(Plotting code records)
--- Start ---
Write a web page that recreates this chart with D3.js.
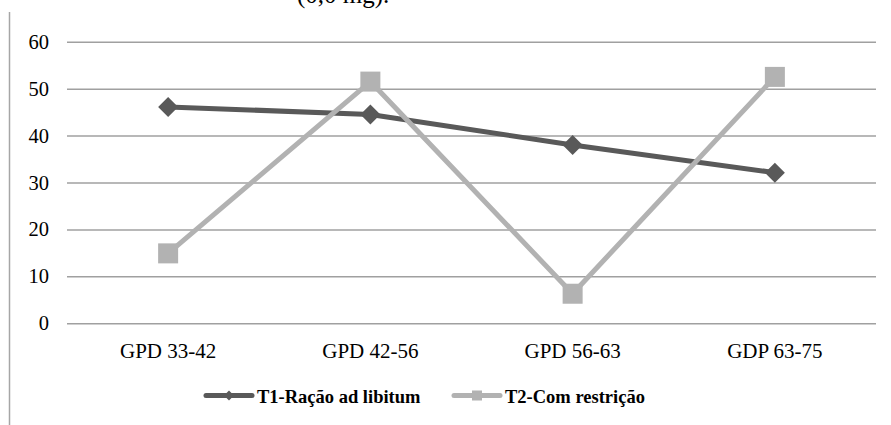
<!DOCTYPE html>
<html>
<head>
<meta charset="utf-8">
<script src="https://cdn.jsdelivr.net/npm/d3@7/dist/d3.min.js"></script>
<style>
  html, body { margin: 0; padding: 0; background: #fff; }
  svg { display: block; }
  svg text { font-family: "Liberation Serif", "Times New Roman", serif !important; fill: #000; }
</style>
</head>
<body>
<svg id="chart" width="891" height="425"></svg>
<script>
// Periods on the x axis
const categories = ["GPD 33-42", "GPD 42-56", "GPD 56-63", "GDP 63-75"];
// Series values
const t1Values = [46.1, 44.5, 38.0, 32.1];
const t2Values = [14.9, 51.5, 6.3, 52.5];
const seriesNames = ["T1-Ração ad libitum", "T2-Com restrição"];
const yTicks = [0, 10, 20, 30, 40, 50, 60];

const svg = d3.select("#chart");
const W = 891, H = 425;
const plot = { left: 67, right: 876, top: 41.7, bottom: 323.3 };

const x = d3.scaleBand().domain(categories).range([plot.left, plot.right]);
const y = d3.scaleLinear().domain([0, 60]).range([plot.bottom, plot.top]);

// caption line above the frame (cut off by the page edge)
svg.append("text").attr("x", 297).attr("y", 2.5)
  .style("font-size", "25px").text("(0,0 mg).");

// left frame border
svg.append("line").attr("x1", 9.5).attr("x2", 9.5).attr("y1", 12).attr("y2", H)
  .attr("stroke", "#a6a6a6").attr("stroke-width", 1.5);

// horizontal gridlines and value labels
const yAxis = d3.axisLeft(y).tickValues(yTicks).tickSize(-(plot.right - plot.left)).tickPadding(18);
const gy = svg.append("g").attr("transform", `translate(${plot.left},0)`).call(yAxis);
gy.select(".domain").remove();
gy.selectAll(".tick line").attr("stroke", "#a0a0a0").attr("stroke-width", 1.5);
gy.selectAll(".tick text").style("font-size", "20.5px").attr("fill", "#000");

// category labels
const xAxis = d3.axisBottom(x).tickSize(0).tickPadding(19.5);
const gx = svg.append("g").attr("transform", `translate(0,${plot.bottom})`).call(xAxis);
gx.select(".domain").remove();
gx.selectAll(".tick text").style("font-size", "21px").attr("fill", "#000");

const cx = c => x(c) + x.bandwidth() / 2;
const line = d3.line().x(d => cx(d.c)).y(d => y(d.v));
const t1 = categories.map((c, i) => ({ c, v: t1Values[i] }));
const t2 = categories.map((c, i) => ({ c, v: t2Values[i] }));

const dark = "#595959", light = "#b2b2b2";

svg.append("path").datum(t1).attr("d", line).attr("fill", "none")
  .attr("stroke", dark).attr("stroke-width", 5).attr("stroke-linejoin", "round");
svg.append("path").datum(t2).attr("d", line).attr("fill", "none")
  .attr("stroke", light).attr("stroke-width", 5).attr("stroke-linejoin", "round");

const diamond = s => `M0,${-s}L${s},0L0,${s}L${-s},0Z`;
svg.append("g").selectAll("path").data(t1).join("path")
  .attr("transform", d => `translate(${cx(d.c)},${y(d.v)})`)
  .attr("d", diamond(10)).attr("fill", dark);
svg.append("g").selectAll("rect").data(t2).join("rect")
  .attr("x", d => cx(d.c) - 10).attr("y", d => y(d.v) - 10)
  .attr("width", 20).attr("height", 20).attr("fill", light);

// legend
const legY = 395.5;
const leg = [
  { name: seriesNames[0], color: dark, x0: 206, marker: "diamond" },
  { name: seriesNames[1], color: light, x0: 454, marker: "square" }
];
leg.forEach(l => {
  svg.append("line").attr("x1", l.x0).attr("x2", l.x0 + 46).attr("y1", legY).attr("y2", legY)
    .attr("stroke", l.color).attr("stroke-width", 5).attr("stroke-linecap", "round");
  if (l.marker === "diamond") {
    svg.append("path").attr("transform", `translate(${l.x0 + 23},${legY})`)
      .attr("d", diamond(5)).attr("fill", l.color);
  } else {
    svg.append("rect").attr("x", l.x0 + 18).attr("y", legY - 5).attr("width", 10).attr("height", 10)
      .attr("fill", l.color);
  }
  svg.append("text").attr("x", l.x0 + 51).attr("y", 403)
    .style("font-size", "18.5px").style("font-weight", "bold").text(l.name);
});
</script>
</body>
</html>
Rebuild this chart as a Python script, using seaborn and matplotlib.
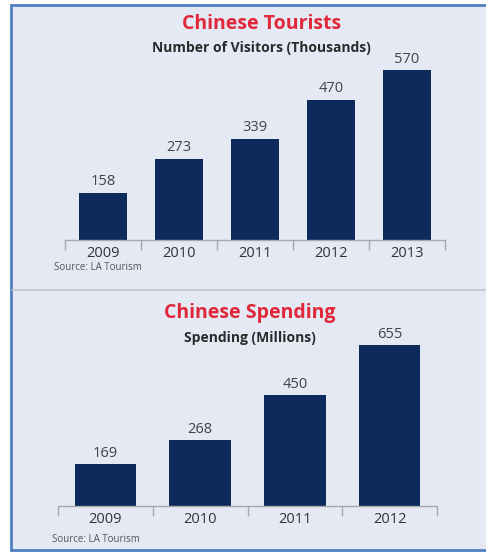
--- End ---
- **Direction**
Please take the lines from the beginning of the data above through the line holding "const yTicks = [0, 10, 20, 30, 40, 50, 60];" and transcribe them exactly, without any pictures.

- **Response to the task**
Write a web page that recreates this chart with D3.js.
<!DOCTYPE html>
<html>
<head>
<meta charset="utf-8">
<script src="https://cdn.jsdelivr.net/npm/d3@7/dist/d3.min.js"></script>
<style>
  html, body { margin: 0; padding: 0; background: #fff; }
  svg { display: block; }
  svg text { font-family: "Liberation Serif", "Times New Roman", serif !important; fill: #000; }
</style>
</head>
<body>
<svg id="chart" width="891" height="425"></svg>
<script>
// Periods on the x axis
const categories = ["GPD 33-42", "GPD 42-56", "GPD 56-63", "GDP 63-75"];
// Series values
const t1Values = [46.1, 44.5, 38.0, 32.1];
const t2Values = [14.9, 51.5, 6.3, 52.5];
const seriesNames = ["T1-Ração ad libitum", "T2-Com restrição"];
const yTicks = [0, 10, 20, 30, 40, 50, 60];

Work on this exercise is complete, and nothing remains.